▶ [WHAT NEEDS TO BE DONE]
Return nothing but the lines from the one with "Reproduce this chart with Plotly." through the one with "fig = go.Figure()" in the data below, word for word and without pictures.

▶ [LISTED RECORDS]
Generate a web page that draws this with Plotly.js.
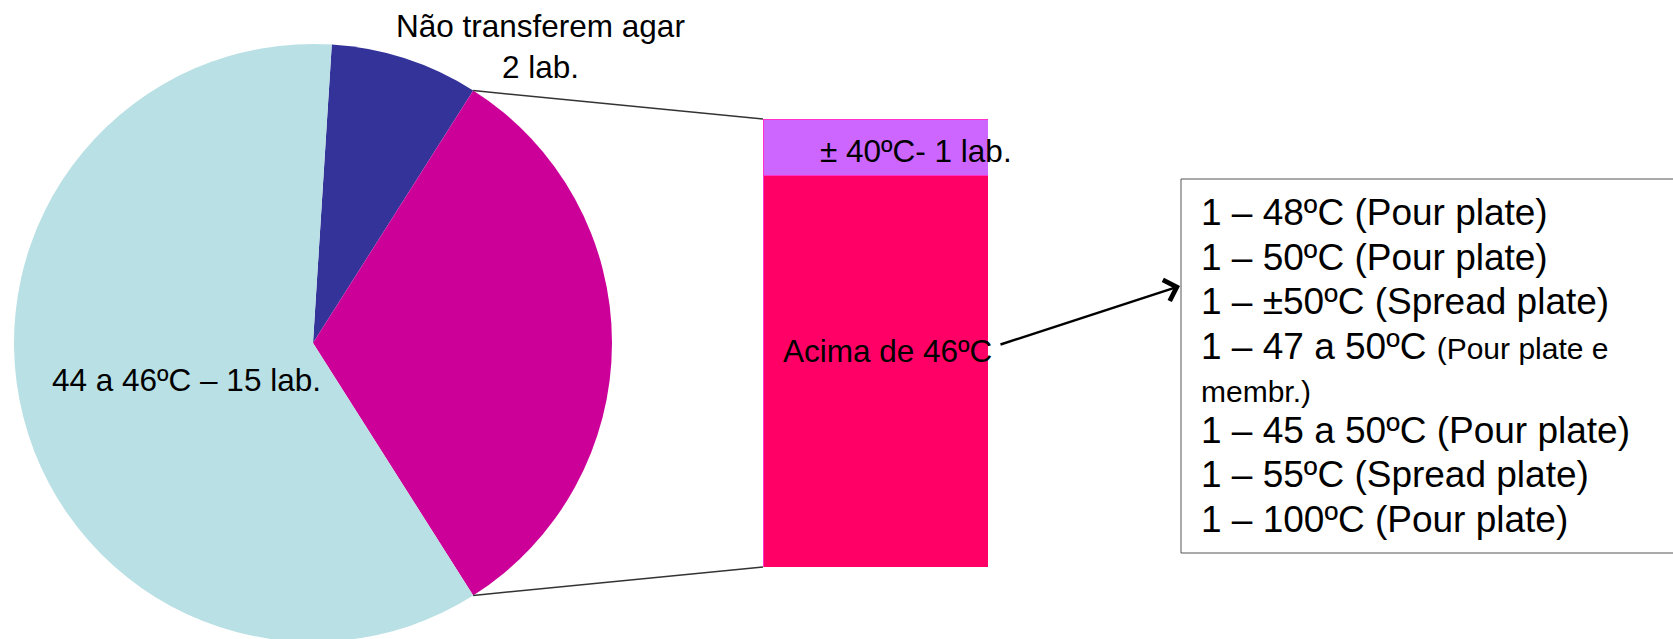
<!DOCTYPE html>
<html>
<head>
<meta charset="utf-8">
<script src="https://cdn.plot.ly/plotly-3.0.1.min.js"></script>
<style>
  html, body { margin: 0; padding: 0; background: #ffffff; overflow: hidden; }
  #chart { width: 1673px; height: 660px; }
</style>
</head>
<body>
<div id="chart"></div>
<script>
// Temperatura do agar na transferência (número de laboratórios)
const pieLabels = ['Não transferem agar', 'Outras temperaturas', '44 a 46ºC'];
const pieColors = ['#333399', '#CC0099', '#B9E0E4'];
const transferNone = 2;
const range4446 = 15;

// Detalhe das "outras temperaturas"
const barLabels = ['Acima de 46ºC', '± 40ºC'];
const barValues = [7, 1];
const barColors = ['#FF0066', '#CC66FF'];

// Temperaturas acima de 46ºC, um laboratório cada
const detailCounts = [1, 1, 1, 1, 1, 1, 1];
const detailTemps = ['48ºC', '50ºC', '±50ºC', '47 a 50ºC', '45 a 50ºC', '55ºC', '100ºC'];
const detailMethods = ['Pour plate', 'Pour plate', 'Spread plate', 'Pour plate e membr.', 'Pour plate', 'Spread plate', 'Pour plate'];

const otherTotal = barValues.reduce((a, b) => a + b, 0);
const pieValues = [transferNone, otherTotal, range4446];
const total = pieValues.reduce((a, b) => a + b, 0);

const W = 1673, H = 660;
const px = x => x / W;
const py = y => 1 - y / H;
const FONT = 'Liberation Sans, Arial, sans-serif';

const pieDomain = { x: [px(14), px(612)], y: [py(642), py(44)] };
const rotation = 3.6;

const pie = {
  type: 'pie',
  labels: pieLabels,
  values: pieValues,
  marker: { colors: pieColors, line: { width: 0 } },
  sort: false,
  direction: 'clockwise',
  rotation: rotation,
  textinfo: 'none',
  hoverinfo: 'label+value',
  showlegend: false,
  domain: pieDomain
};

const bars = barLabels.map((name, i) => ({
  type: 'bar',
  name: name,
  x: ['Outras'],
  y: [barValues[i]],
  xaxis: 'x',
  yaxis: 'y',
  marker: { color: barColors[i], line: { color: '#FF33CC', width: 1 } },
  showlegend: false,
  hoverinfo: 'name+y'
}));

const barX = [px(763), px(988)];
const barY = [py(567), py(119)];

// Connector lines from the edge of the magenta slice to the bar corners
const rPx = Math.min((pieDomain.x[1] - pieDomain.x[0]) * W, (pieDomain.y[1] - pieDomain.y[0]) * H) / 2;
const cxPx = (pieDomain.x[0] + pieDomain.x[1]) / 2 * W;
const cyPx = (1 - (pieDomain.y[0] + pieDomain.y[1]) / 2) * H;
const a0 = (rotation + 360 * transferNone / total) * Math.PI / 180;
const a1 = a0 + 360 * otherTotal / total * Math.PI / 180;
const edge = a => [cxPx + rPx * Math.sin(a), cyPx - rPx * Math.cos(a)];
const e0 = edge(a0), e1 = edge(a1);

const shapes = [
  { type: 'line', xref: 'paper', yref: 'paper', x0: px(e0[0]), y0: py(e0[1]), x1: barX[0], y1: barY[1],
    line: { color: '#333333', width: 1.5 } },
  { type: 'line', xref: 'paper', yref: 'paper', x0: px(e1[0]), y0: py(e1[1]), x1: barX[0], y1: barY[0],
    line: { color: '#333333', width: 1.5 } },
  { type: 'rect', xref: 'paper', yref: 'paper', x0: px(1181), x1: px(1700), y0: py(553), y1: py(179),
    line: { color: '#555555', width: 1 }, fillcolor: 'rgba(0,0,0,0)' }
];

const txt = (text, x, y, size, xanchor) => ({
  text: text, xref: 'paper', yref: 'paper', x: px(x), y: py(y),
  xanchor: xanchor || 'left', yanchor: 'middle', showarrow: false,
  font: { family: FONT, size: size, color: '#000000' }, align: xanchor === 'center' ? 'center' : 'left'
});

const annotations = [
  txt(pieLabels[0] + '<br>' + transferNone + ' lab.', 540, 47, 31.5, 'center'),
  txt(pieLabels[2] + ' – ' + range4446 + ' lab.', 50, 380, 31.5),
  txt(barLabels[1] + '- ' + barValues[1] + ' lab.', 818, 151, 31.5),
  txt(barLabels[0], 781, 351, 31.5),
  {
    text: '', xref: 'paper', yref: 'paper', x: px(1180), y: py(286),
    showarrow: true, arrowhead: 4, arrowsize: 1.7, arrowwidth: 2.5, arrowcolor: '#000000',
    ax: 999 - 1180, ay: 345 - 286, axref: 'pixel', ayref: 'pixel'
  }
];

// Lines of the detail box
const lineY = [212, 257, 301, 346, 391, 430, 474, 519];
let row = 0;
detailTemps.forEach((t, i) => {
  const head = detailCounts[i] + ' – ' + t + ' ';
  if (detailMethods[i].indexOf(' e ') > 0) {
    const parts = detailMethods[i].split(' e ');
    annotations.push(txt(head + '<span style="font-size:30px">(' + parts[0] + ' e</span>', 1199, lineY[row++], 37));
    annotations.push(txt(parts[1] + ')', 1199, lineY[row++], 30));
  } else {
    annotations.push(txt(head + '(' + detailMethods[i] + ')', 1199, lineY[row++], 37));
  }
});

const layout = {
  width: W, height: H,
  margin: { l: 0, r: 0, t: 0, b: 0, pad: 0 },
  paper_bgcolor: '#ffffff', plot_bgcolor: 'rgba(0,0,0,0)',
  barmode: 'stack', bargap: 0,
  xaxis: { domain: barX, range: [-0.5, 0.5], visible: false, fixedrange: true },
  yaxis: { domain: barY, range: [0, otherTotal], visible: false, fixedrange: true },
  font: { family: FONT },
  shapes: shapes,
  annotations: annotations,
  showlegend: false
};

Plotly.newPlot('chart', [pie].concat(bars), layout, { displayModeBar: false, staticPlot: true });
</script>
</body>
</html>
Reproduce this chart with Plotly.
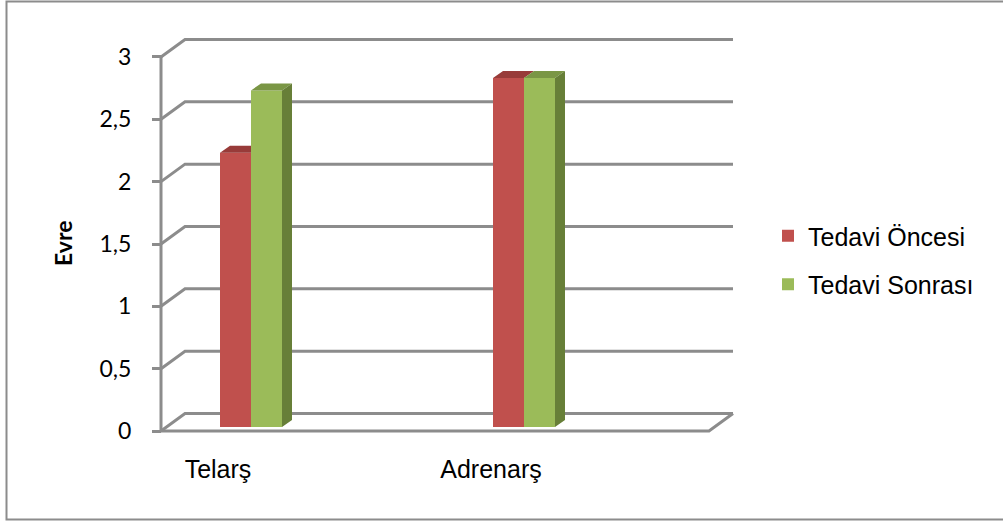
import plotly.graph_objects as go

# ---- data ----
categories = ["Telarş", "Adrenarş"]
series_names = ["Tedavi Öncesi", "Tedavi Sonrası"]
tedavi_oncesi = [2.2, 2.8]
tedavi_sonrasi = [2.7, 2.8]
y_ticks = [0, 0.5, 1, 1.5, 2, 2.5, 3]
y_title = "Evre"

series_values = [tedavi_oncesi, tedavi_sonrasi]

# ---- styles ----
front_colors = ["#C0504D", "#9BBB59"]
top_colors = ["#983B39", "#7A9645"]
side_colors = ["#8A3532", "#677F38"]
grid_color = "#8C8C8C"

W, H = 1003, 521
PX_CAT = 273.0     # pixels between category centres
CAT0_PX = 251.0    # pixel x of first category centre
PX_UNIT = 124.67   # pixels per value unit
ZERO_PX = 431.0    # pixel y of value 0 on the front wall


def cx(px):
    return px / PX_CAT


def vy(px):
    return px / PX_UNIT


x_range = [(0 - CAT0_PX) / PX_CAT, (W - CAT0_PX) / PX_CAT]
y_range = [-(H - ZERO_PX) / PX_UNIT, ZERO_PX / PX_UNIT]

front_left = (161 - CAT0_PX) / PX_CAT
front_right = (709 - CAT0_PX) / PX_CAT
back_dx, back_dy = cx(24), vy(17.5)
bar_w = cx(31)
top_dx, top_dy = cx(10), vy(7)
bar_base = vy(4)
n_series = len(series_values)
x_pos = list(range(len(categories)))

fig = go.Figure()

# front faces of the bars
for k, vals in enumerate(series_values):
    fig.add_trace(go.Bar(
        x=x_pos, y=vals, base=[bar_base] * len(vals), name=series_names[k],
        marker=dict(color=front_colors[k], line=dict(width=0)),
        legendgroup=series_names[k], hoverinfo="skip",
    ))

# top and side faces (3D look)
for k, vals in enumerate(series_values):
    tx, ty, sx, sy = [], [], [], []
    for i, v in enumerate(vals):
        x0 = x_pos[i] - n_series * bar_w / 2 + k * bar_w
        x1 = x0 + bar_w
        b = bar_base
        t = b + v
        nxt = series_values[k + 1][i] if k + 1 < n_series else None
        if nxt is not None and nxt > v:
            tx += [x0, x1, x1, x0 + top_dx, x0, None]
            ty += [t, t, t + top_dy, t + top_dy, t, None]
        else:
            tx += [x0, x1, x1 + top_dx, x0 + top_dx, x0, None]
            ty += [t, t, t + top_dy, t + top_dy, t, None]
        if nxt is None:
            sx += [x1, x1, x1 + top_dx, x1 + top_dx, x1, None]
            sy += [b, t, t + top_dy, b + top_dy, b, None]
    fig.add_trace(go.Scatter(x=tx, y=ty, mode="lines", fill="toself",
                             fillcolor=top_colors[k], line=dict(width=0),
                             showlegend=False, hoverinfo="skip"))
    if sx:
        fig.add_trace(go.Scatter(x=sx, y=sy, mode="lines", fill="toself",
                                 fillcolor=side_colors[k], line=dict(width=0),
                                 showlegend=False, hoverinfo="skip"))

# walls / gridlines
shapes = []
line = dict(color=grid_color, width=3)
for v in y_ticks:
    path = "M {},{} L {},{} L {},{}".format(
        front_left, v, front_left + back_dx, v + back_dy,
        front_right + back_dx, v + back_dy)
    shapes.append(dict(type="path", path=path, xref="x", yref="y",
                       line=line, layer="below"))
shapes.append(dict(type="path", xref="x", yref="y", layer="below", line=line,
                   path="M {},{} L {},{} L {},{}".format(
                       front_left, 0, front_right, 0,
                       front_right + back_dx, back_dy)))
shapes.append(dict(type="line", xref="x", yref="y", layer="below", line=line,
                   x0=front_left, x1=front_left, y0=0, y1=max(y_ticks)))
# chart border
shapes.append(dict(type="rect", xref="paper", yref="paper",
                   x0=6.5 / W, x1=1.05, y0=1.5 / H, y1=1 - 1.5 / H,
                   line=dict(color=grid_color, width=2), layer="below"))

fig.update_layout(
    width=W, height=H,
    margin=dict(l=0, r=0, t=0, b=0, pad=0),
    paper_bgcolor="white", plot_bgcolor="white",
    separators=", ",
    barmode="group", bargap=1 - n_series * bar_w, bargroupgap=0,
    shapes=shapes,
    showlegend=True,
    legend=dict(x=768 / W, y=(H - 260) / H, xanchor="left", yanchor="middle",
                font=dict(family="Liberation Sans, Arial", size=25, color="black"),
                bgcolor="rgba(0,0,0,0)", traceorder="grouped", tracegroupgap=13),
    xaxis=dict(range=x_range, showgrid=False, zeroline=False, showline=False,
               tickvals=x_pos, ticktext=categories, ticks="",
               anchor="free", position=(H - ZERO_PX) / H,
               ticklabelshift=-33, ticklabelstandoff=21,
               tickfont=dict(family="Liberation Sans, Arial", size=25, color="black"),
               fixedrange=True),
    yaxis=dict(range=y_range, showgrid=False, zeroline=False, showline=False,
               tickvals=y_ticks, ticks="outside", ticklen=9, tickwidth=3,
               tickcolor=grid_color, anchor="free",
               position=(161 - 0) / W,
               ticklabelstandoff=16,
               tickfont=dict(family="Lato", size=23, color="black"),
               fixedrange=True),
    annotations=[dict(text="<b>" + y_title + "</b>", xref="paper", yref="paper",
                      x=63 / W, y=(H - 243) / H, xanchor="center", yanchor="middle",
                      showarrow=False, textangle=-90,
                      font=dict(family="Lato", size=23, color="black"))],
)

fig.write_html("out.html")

▶ [EXERCISE RESULT]
Reproduce this chart with Plotly.
import plotly.graph_objects as go

# ---- data ----
categories = ["Telarş", "Adrenarş"]
series_names = ["Tedavi Öncesi", "Tedavi Sonrası"]
tedavi_oncesi = [2.2, 2.8]
tedavi_sonrasi = [2.7, 2.8]
y_ticks = [0, 0.5, 1, 1.5, 2, 2.5, 3]
y_title = "Evre"

series_values = [tedavi_oncesi, tedavi_sonrasi]

# ---- styles ----
front_colors = ["#C0504D", "#9BBB59"]
top_colors = ["#983B39", "#7A9645"]
side_colors = ["#8A3532", "#677F38"]
grid_color = "#8C8C8C"

W, H = 1003, 521
PX_CAT = 273.0     # pixels between category centres
CAT0_PX = 251.0    # pixel x of first category centre
PX_UNIT = 124.67   # pixels per value unit
ZERO_PX = 431.0    # pixel y of value 0 on the front wall


def cx(px):
    return px / PX_CAT


def vy(px):
    return px / PX_UNIT


x_range = [(0 - CAT0_PX) / PX_CAT, (W - CAT0_PX) / PX_CAT]
y_range = [-(H - ZERO_PX) / PX_UNIT, ZERO_PX / PX_UNIT]

front_left = (161 - CAT0_PX) / PX_CAT
front_right = (709 - CAT0_PX) / PX_CAT
back_dx, back_dy = cx(24), vy(17.5)
bar_w = cx(31)
top_dx, top_dy = cx(10), vy(7)
bar_base = vy(4)
n_series = len(series_values)
x_pos = list(range(len(categories)))

fig = go.Figure()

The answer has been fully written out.